Wer Chuck Berrys Autobiografie von 1987 liest, liest übergroß vom Wunsch nach Anerkennung. Autos und Frauen spielen dabei eine große Rolle, zugleich ist da die bittere Erkenntnis, in den 1950ern selbst in der Showwelt als Schwarzer massiv diskriminiert zu werden.

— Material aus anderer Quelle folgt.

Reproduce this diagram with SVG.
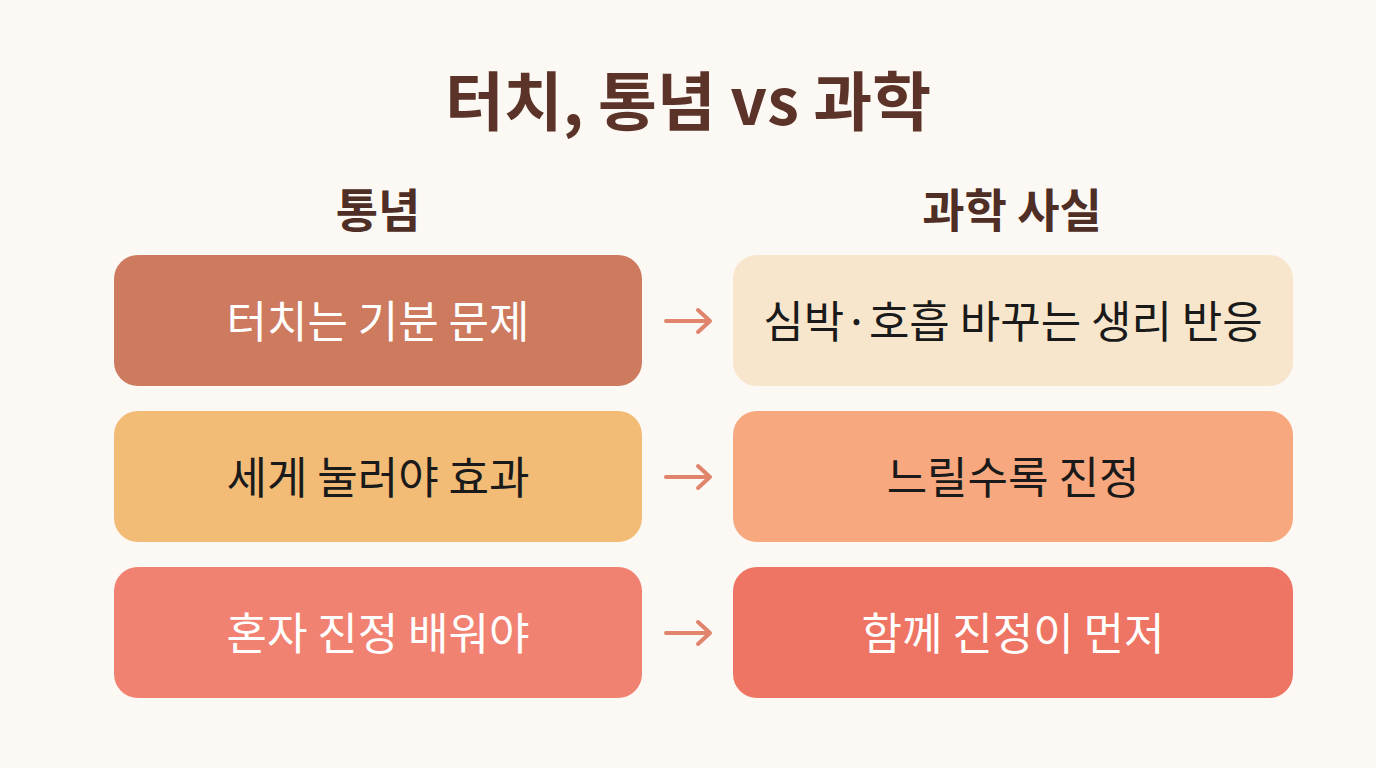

Wer sich LPs von Berry anhört, merkt zudem schnell, dass, so kraftvoll und stilprägend die Riffs von „Roll over Beethoven“ (1956) und vor allem natürlich „Johnny B. Goode“ (1958) auch waren, der musikalische Fundus des Pioniers Grenzen hatte.

Berrys Leben entgleiste immer wieder

Vor diesem Hintergrund scheint es menschlich nicht ganz unplausibel, dass Berrys Leben später immer mal wieder entgleiste – Geldsorgen, Sexskandale, Steuerfahndung. Es scheint auch leider folgerichtig, dass Berry es nicht lassen kann und bis heute regelmäßig Konzerte im Kultclub „Blueberry Hill“ in seiner Heimatstadt St. Louis gibt – eine unwürdige und musikalisch belanglose Zurschaustellung eines greisen, teilweise ernsthaft verwirrt wirkenden Ex-Virtuosen vor (zum allergrößten Teil weißen) Gaffern.

Und doch ist da auch etwas, das Chuck Berry bis heute zuverlässig gelingt: Es ist der Beginn des Johnny-B.-Goode–Intros, die synkopierten Quinten klingen energetisch wie eh und je. Danach bricht das musikalische Konstrukt zusammen, umso heller aber strahlt, in einem kleinen Moment der Gegenwart, ein großer Moment der Musikgeschichte.

Chuck Berry wird am heutigen Dienstag, dem 18. Oktober 2016, 90 Jahre alt. Am Tag selbst kündigte er ein neues Studioalbum an, das erste seit 1979. Zu wünschen wäre ihm von Herzen, dass er sich damit neu erfinden kann.